* STORED DATA
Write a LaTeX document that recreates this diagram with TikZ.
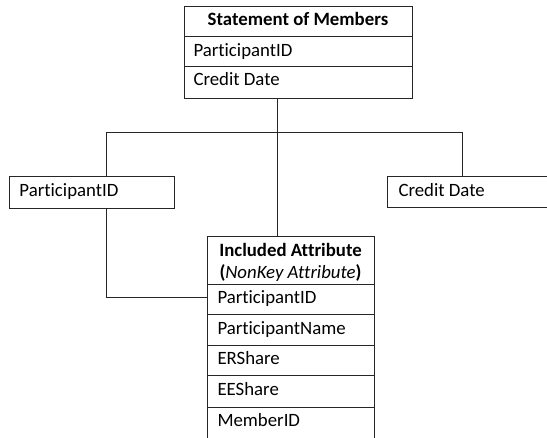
\documentclass[tikz,border=0pt]{standalone}
\usepackage{fontspec}
\setmainfont{Carlito}[Ligatures={NoCommon}]
\begin{document}
\begin{tikzpicture}[x=1pt,y=-1pt,
  line width=1pt,
  box/.style={draw=black!85, line width=1pt, inner sep=0pt, anchor=north west},
  lbl/.style={inner sep=0pt, anchor=base west, font=\fontsize{18.8}{22}\selectfont},
  ttl/.style={inner sep=0pt, anchor=base, font=\fontsize{18.8}{22}\selectfont\bfseries},
  conn/.style={draw=black!85, line width=1pt}]
\useasboundingbox (0,0) rectangle (547,438);
\clip (0,0) rectangle (547,438);
% top table
\node[box, minimum width=228pt, minimum height=92pt] (top) at (184,6) {};
\draw[conn] (184,37) -- (412,37);
\draw[conn] (184,67) -- (412,67);
\node[ttl] (toptitle) at (298,26) {Statement of Members};
\node[lbl] (toppid) at (193,57) {ParticipantID};
\node[lbl] (topcd) at (193,86) {Credit Date};
% side boxes
\node[box, minimum width=165pt, minimum height=32pt] (left) at (9,176) {};
\node[lbl] (leftlbl) at (19,197) {ParticipantID};
\node[box, minimum width=175pt, minimum height=31pt] (right) at (387,176) {};
\node[lbl] (rightlbl) at (398,197) {Credit Date};
% bottom table
\node[box, minimum width=167pt, minimum height=220pt] (bot) at (207,236) {};
\foreach \yy in {285,315,346,376,408} {\draw[conn] (207,\yy) -- (374,\yy);}
\node[ttl] (bottitle) at (290.5,257) {Included Attribute};
\node[ttl] (botsub) at (290.5,279) {(\textmd{\itshape NonKey Attribute})};
\node[lbl] (bpid) at (217,304) {ParticipantID};
\node[lbl] (bpname) at (217,335) {ParticipantName};
\node[lbl] (berr) at (217,365) {ERShare};
\node[lbl] (bee) at (217,396) {EEShare};
\node[lbl] (bmid) at (217,427) {MemberID};
% connectors
\coordinate (mid) at (277,133);
\coordinate (jl) at (106,133);
\coordinate (jr) at (462,133);
\coordinate (jb) at (106,298);
\draw[conn] (mid |- top.south) -- (mid |- bot.north);
\draw[conn] (jl |- left.north) -- (jl) -- (jr) -- (jr |- right.north);
\draw[conn] (jl |- left.south) -- (jb) -- (jb -| bot.west);
\end{tikzpicture}
\end{document}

* DIRECTIVE
Exclude the pictures. Write out the remaining data exactly.

* THE OUTPUT
Write a LaTeX document that recreates this diagram with TikZ.
\documentclass[tikz,border=0pt]{standalone}
\usepackage{fontspec}
\setmainfont{Carlito}[Ligatures={NoCommon}]
\begin{document}
\begin{tikzpicture}[x=1pt,y=-1pt,
  line width=1pt,
  box/.style={draw=black!85, line width=1pt, inner sep=0pt, anchor=north west},
  lbl/.style={inner sep=0pt, anchor=base west, font=\fontsize{18.8}{22}\selectfont},
  ttl/.style={inner sep=0pt, anchor=base, font=\fontsize{18.8}{22}\selectfont\bfseries},
  conn/.style={draw=black!85, line width=1pt}]
\useasboundingbox (0,0) rectangle (547,438);
\clip (0,0) rectangle (547,438);
% top table
\node[box, minimum width=228pt, minimum height=92pt] (top) at (184,6) {};
\draw[conn] (184,37) -- (412,37);
\draw[conn] (184,67) -- (412,67);
\node[ttl] (toptitle) at (298,26) {Statement of Members};
\node[lbl] (toppid) at (193,57) {ParticipantID};
\node[lbl] (topcd) at (193,86) {Credit Date};
% side boxes
\node[box, minimum width=165pt, minimum height=32pt] (left) at (9,176) {};
\node[lbl] (leftlbl) at (19,197) {ParticipantID};
\node[box, minimum width=175pt, minimum height=31pt] (right) at (387,176) {};
\node[lbl] (rightlbl) at (398,197) {Credit Date};
% bottom table
\node[box, minimum width=167pt, minimum height=220pt] (bot) at (207,236) {};
\foreach \yy in {285,315,346,376,408} {\draw[conn] (207,\yy) -- (374,\yy);}
\node[ttl] (bottitle) at (290.5,257) {Included Attribute};
\node[ttl] (botsub) at (290.5,279) {(\textmd{\itshape NonKey Attribute})};
\node[lbl] (bpid) at (217,304) {ParticipantID};
\node[lbl] (bpname) at (217,335) {ParticipantName};
\node[lbl] (berr) at (217,365) {ERShare};
\node[lbl] (bee) at (217,396) {EEShare};
\node[lbl] (bmid) at (217,427) {MemberID};
% connectors
\coordinate (mid) at (277,133);
\coordinate (jl) at (106,133);
\coordinate (jr) at (462,133);
\coordinate (jb) at (106,298);
\draw[conn] (mid |- top.south) -- (mid |- bot.north);
\draw[conn] (jl |- left.north) -- (jl) -- (jr) -- (jr |- right.north);
\draw[conn] (jl |- left.south) -- (jb) -- (jb -| bot.west);
\end{tikzpicture}
\end{document}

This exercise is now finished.